» Data section:

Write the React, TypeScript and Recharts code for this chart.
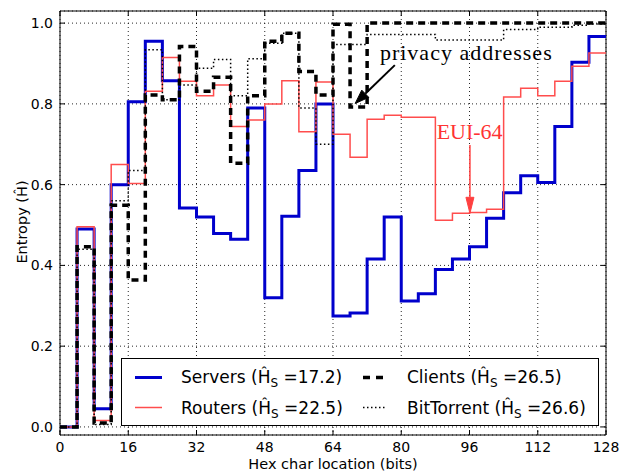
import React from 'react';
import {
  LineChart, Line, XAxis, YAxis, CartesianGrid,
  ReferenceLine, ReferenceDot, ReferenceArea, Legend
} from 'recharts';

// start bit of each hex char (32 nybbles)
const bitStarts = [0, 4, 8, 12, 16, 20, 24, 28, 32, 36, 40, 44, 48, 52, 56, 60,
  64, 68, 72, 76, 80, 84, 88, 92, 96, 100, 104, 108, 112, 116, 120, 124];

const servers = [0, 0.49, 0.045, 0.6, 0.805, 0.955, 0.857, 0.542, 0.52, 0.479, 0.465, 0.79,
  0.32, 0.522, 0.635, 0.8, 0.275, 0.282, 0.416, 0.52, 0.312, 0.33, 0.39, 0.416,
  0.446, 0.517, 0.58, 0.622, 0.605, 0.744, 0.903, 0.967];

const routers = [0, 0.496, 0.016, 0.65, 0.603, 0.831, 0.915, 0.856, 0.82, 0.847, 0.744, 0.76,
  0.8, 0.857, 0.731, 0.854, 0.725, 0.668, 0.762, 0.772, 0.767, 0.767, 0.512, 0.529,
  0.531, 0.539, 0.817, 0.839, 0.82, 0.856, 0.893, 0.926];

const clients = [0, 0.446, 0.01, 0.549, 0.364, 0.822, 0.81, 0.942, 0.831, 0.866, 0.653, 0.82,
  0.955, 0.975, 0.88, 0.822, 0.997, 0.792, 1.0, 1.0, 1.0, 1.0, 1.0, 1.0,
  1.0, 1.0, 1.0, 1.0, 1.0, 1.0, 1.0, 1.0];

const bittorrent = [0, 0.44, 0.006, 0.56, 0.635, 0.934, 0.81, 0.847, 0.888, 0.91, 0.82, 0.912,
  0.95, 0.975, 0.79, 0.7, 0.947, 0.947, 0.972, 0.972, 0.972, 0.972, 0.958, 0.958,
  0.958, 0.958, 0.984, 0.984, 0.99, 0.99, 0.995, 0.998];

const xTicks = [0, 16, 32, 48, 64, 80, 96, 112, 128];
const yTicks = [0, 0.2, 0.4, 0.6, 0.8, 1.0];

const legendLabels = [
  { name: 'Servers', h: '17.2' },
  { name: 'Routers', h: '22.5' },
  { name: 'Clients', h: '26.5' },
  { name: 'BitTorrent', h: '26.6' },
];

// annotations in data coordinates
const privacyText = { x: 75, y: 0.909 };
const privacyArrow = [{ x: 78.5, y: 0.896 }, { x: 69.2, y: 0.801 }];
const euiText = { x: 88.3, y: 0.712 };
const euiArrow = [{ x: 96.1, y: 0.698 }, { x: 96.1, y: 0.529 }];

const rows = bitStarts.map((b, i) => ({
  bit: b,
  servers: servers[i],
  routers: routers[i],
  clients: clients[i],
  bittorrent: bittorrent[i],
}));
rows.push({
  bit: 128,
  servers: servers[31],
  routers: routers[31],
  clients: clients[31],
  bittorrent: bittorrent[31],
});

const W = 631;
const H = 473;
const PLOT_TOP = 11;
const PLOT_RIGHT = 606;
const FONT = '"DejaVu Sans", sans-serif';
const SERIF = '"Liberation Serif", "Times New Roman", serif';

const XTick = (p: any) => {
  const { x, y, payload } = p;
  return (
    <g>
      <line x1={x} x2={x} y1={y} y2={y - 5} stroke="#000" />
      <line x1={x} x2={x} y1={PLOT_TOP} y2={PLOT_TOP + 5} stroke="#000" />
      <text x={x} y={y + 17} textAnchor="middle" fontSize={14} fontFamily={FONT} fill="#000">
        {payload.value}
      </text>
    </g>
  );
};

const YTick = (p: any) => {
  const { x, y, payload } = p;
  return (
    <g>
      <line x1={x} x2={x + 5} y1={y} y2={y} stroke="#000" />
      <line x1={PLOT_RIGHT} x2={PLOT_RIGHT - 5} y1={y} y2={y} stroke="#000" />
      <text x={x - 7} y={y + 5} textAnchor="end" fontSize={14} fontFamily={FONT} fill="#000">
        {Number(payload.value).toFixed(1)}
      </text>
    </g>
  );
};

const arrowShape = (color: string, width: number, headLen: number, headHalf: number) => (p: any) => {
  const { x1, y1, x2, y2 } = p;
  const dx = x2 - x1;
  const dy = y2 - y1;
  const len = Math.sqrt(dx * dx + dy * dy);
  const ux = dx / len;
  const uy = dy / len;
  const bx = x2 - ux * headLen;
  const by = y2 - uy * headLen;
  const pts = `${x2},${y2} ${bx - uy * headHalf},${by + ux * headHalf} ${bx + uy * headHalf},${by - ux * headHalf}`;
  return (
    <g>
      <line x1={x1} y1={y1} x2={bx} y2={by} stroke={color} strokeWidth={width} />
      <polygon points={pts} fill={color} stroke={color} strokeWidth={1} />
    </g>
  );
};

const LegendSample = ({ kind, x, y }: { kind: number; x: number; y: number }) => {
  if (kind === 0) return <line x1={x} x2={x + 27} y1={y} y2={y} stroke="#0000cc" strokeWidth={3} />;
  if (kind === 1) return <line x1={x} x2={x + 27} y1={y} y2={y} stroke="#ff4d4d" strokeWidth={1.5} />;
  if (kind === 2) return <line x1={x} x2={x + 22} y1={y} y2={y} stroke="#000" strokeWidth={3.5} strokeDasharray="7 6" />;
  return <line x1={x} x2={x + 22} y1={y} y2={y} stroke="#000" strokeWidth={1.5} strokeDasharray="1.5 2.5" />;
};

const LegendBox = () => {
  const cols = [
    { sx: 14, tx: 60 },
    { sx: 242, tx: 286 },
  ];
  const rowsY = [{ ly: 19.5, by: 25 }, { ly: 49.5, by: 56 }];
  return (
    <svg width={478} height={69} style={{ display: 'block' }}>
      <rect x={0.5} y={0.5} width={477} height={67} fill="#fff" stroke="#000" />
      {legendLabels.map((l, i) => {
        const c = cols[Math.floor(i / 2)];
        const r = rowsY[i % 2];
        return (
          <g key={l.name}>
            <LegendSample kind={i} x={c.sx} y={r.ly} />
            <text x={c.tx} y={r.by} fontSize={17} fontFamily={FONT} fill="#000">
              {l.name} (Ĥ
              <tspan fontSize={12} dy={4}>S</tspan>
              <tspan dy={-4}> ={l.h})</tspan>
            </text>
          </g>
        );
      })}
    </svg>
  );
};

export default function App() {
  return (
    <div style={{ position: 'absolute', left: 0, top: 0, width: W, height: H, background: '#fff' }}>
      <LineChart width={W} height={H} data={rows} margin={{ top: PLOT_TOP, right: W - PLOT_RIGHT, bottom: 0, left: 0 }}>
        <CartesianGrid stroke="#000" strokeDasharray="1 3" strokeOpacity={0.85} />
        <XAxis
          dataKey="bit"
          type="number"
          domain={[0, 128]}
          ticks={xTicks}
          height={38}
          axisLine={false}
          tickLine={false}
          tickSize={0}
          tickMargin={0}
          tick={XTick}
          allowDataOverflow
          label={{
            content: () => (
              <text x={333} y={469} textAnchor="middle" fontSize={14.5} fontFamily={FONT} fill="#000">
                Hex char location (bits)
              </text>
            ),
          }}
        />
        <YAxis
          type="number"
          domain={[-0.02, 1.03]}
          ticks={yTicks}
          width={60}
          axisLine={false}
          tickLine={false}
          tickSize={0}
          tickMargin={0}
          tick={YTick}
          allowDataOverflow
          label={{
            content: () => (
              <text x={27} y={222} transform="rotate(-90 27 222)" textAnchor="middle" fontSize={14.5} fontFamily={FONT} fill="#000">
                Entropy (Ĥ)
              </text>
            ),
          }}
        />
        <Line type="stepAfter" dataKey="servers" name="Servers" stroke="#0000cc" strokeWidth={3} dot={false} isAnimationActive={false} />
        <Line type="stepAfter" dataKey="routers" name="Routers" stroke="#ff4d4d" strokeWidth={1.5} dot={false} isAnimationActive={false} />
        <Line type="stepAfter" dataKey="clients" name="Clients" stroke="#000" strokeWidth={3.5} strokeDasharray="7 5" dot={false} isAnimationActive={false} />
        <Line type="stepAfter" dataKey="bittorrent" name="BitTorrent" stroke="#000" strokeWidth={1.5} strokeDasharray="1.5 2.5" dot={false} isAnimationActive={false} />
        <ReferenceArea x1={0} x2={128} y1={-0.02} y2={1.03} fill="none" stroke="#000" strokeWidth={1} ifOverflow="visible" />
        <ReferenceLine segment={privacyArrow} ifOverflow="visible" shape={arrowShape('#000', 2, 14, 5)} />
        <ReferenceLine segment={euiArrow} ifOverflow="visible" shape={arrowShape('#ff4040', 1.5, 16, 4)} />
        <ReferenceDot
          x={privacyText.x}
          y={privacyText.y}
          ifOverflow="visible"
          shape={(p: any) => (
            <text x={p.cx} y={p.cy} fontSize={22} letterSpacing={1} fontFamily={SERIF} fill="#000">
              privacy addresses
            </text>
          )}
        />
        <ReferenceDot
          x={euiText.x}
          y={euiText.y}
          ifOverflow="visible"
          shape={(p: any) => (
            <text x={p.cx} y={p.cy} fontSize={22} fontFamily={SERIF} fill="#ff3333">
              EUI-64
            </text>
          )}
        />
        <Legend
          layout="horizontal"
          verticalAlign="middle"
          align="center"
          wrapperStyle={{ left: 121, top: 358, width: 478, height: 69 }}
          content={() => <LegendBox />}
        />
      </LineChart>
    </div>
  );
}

» Given instruction:
Go from the first line of the listing to the line holding "96.1, y: 0.698" and, please, transcribe those lines exactly, both included, with no pictures.

» Result below:
Write the React, TypeScript and Recharts code for this chart.
import React from 'react';
import {
  LineChart, Line, XAxis, YAxis, CartesianGrid,
  ReferenceLine, ReferenceDot, ReferenceArea, Legend
} from 'recharts';

// start bit of each hex char (32 nybbles)
const bitStarts = [0, 4, 8, 12, 16, 20, 24, 28, 32, 36, 40, 44, 48, 52, 56, 60,
  64, 68, 72, 76, 80, 84, 88, 92, 96, 100, 104, 108, 112, 116, 120, 124];

const servers = [0, 0.49, 0.045, 0.6, 0.805, 0.955, 0.857, 0.542, 0.52, 0.479, 0.465, 0.79,
  0.32, 0.522, 0.635, 0.8, 0.275, 0.282, 0.416, 0.52, 0.312, 0.33, 0.39, 0.416,
  0.446, 0.517, 0.58, 0.622, 0.605, 0.744, 0.903, 0.967];

const routers = [0, 0.496, 0.016, 0.65, 0.603, 0.831, 0.915, 0.856, 0.82, 0.847, 0.744, 0.76,
  0.8, 0.857, 0.731, 0.854, 0.725, 0.668, 0.762, 0.772, 0.767, 0.767, 0.512, 0.529,
  0.531, 0.539, 0.817, 0.839, 0.82, 0.856, 0.893, 0.926];

const clients = [0, 0.446, 0.01, 0.549, 0.364, 0.822, 0.81, 0.942, 0.831, 0.866, 0.653, 0.82,
  0.955, 0.975, 0.88, 0.822, 0.997, 0.792, 1.0, 1.0, 1.0, 1.0, 1.0, 1.0,
  1.0, 1.0, 1.0, 1.0, 1.0, 1.0, 1.0, 1.0];

const bittorrent = [0, 0.44, 0.006, 0.56, 0.635, 0.934, 0.81, 0.847, 0.888, 0.91, 0.82, 0.912,
  0.95, 0.975, 0.79, 0.7, 0.947, 0.947, 0.972, 0.972, 0.972, 0.972, 0.958, 0.958,
  0.958, 0.958, 0.984, 0.984, 0.99, 0.99, 0.995, 0.998];

const xTicks = [0, 16, 32, 48, 64, 80, 96, 112, 128];
const yTicks = [0, 0.2, 0.4, 0.6, 0.8, 1.0];

const legendLabels = [
  { name: 'Servers', h: '17.2' },
  { name: 'Routers', h: '22.5' },
  { name: 'Clients', h: '26.5' },
  { name: 'BitTorrent', h: '26.6' },
];

// annotations in data coordinates
const privacyText = { x: 75, y: 0.909 };
const privacyArrow = [{ x: 78.5, y: 0.896 }, { x: 69.2, y: 0.801 }];
const euiText = { x: 88.3, y: 0.712 };
const euiArrow = [{ x: 96.1, y: 0.698 }, { x: 96.1, y: 0.529 }];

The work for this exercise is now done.